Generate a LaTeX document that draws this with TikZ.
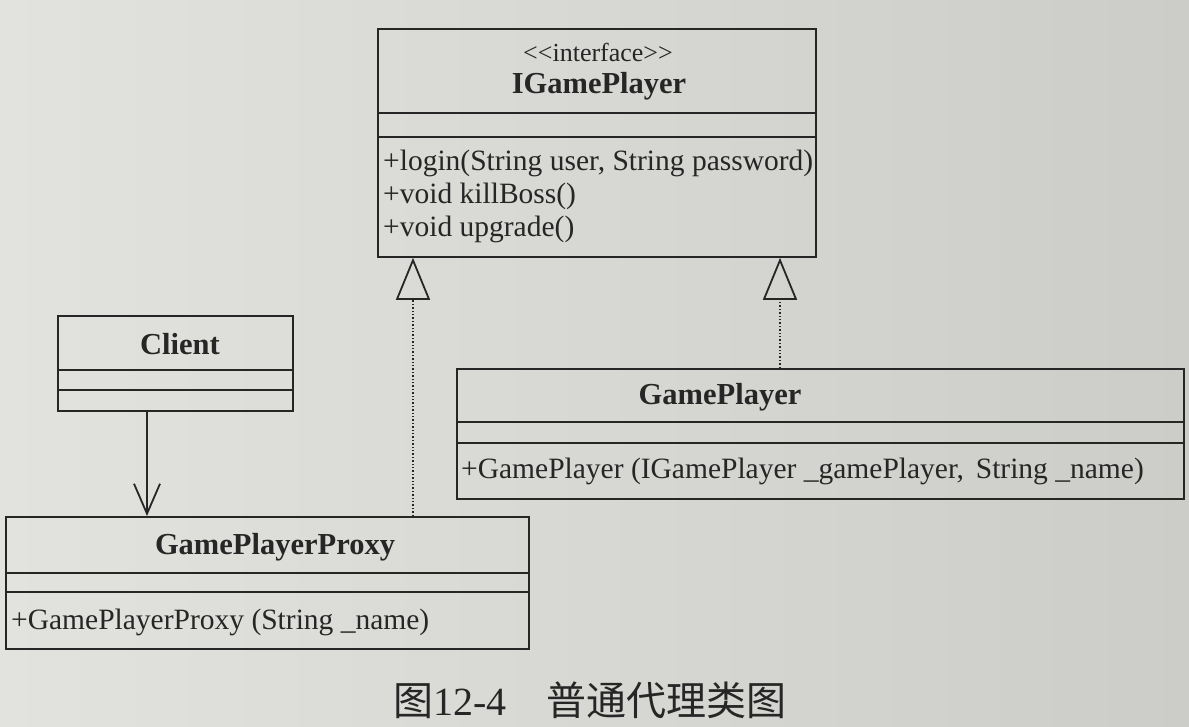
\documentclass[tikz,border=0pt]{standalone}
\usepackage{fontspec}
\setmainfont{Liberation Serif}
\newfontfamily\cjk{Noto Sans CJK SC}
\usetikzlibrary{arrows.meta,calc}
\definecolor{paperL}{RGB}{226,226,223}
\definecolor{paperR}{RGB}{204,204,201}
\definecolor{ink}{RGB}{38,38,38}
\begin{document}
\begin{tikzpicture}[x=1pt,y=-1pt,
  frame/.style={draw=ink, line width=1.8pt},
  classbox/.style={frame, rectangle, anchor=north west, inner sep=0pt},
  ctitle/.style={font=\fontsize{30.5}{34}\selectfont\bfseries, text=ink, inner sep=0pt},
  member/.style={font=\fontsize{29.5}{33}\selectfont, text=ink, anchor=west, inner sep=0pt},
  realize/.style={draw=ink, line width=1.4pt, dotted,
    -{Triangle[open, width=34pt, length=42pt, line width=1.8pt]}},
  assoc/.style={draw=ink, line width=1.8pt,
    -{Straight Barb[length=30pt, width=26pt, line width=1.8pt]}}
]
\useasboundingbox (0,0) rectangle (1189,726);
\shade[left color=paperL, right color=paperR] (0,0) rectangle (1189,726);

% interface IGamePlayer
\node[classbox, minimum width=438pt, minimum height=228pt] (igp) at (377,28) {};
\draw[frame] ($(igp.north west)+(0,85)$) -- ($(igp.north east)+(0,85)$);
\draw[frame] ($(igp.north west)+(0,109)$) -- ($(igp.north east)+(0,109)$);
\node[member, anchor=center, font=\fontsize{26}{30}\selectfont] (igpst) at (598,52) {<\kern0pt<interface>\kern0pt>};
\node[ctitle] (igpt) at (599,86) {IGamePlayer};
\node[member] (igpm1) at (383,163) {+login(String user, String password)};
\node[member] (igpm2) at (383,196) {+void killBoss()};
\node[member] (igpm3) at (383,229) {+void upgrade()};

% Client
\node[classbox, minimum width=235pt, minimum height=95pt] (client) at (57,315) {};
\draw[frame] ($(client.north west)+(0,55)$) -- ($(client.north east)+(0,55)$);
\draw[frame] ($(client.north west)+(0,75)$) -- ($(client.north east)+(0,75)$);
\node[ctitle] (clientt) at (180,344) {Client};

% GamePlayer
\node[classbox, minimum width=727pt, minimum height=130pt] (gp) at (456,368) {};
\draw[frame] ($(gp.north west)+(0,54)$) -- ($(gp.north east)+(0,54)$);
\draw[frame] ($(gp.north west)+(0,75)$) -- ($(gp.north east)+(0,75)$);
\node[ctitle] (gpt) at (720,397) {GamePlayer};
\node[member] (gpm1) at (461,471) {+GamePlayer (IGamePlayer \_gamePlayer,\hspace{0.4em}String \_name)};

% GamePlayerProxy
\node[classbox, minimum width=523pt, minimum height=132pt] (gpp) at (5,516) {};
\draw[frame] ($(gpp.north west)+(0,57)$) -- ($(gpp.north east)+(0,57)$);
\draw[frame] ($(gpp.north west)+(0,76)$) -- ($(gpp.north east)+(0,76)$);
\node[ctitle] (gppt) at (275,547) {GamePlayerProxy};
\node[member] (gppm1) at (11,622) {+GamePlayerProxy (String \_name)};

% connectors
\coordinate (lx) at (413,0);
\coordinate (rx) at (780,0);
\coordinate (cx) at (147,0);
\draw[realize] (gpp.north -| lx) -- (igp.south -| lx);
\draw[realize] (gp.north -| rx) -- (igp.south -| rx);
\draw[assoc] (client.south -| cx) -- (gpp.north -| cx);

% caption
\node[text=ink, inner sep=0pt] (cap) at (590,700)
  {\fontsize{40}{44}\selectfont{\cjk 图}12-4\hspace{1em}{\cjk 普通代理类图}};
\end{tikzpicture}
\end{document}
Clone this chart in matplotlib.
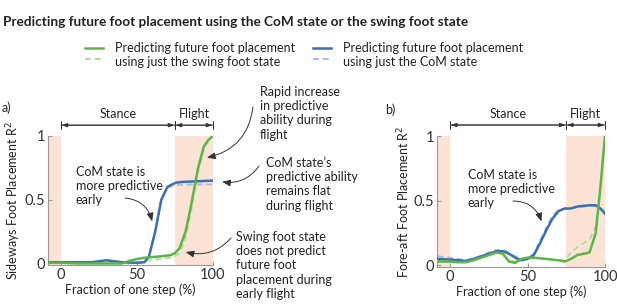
:::::
YOUR OBJECTIVE
Reproduce the listing word for word and omit its pictures.

WRITTEN SOLUTION
Generate a LaTeX document that draws this with TikZ.
\documentclass[tikz,border=0pt]{standalone}
\usepackage{fontspec}
\setmainfont{Liberation Serif}
\newfontfamily\cjk{Noto Sans CJK SC}
\usetikzlibrary{arrows.meta,calc}
\definecolor{paperL}{RGB}{226,226,223}
\definecolor{paperR}{RGB}{204,204,201}
\definecolor{ink}{RGB}{38,38,38}
\begin{document}
\begin{tikzpicture}[x=1pt,y=-1pt,
  frame/.style={draw=ink, line width=1.8pt},
  classbox/.style={frame, rectangle, anchor=north west, inner sep=0pt},
  ctitle/.style={font=\fontsize{30.5}{34}\selectfont\bfseries, text=ink, inner sep=0pt},
  member/.style={font=\fontsize{29.5}{33}\selectfont, text=ink, anchor=west, inner sep=0pt},
  realize/.style={draw=ink, line width=1.4pt, dotted,
    -{Triangle[open, width=34pt, length=42pt, line width=1.8pt]}},
  assoc/.style={draw=ink, line width=1.8pt,
    -{Straight Barb[length=30pt, width=26pt, line width=1.8pt]}}
]
\useasboundingbox (0,0) rectangle (1189,726);
\shade[left color=paperL, right color=paperR] (0,0) rectangle (1189,726);

% interface IGamePlayer
\node[classbox, minimum width=438pt, minimum height=228pt] (igp) at (377,28) {};
\draw[frame] ($(igp.north west)+(0,85)$) -- ($(igp.north east)+(0,85)$);
\draw[frame] ($(igp.north west)+(0,109)$) -- ($(igp.north east)+(0,109)$);
\node[member, anchor=center, font=\fontsize{26}{30}\selectfont] (igpst) at (598,52) {<\kern0pt<interface>\kern0pt>};
\node[ctitle] (igpt) at (599,86) {IGamePlayer};
\node[member] (igpm1) at (383,163) {+login(String user, String password)};
\node[member] (igpm2) at (383,196) {+void killBoss()};
\node[member] (igpm3) at (383,229) {+void upgrade()};

% Client
\node[classbox, minimum width=235pt, minimum height=95pt] (client) at (57,315) {};
\draw[frame] ($(client.north west)+(0,55)$) -- ($(client.north east)+(0,55)$);
\draw[frame] ($(client.north west)+(0,75)$) -- ($(client.north east)+(0,75)$);
\node[ctitle] (clientt) at (180,344) {Client};

% GamePlayer
\node[classbox, minimum width=727pt, minimum height=130pt] (gp) at (456,368) {};
\draw[frame] ($(gp.north west)+(0,54)$) -- ($(gp.north east)+(0,54)$);
\draw[frame] ($(gp.north west)+(0,75)$) -- ($(gp.north east)+(0,75)$);
\node[ctitle] (gpt) at (720,397) {GamePlayer};
\node[member] (gpm1) at (461,471) {+GamePlayer (IGamePlayer \_gamePlayer,\hspace{0.4em}String \_name)};

% GamePlayerProxy
\node[classbox, minimum width=523pt, minimum height=132pt] (gpp) at (5,516) {};
\draw[frame] ($(gpp.north west)+(0,57)$) -- ($(gpp.north east)+(0,57)$);
\draw[frame] ($(gpp.north west)+(0,76)$) -- ($(gpp.north east)+(0,76)$);
\node[ctitle] (gppt) at (275,547) {GamePlayerProxy};
\node[member] (gppm1) at (11,622) {+GamePlayerProxy (String \_name)};

% connectors
\coordinate (lx) at (413,0);
\coordinate (rx) at (780,0);
\coordinate (cx) at (147,0);
\draw[realize] (gpp.north -| lx) -- (igp.south -| lx);
\draw[realize] (gp.north -| rx) -- (igp.south -| rx);
\draw[assoc] (client.south -| cx) -- (gpp.north -| cx);

% caption
\node[text=ink, inner sep=0pt] (cap) at (590,700)
  {\fontsize{40}{44}\selectfont{\cjk 图}12-4\hspace{1em}{\cjk 普通代理类图}};
\end{tikzpicture}
\end{document}
Clone this chart in matplotlib.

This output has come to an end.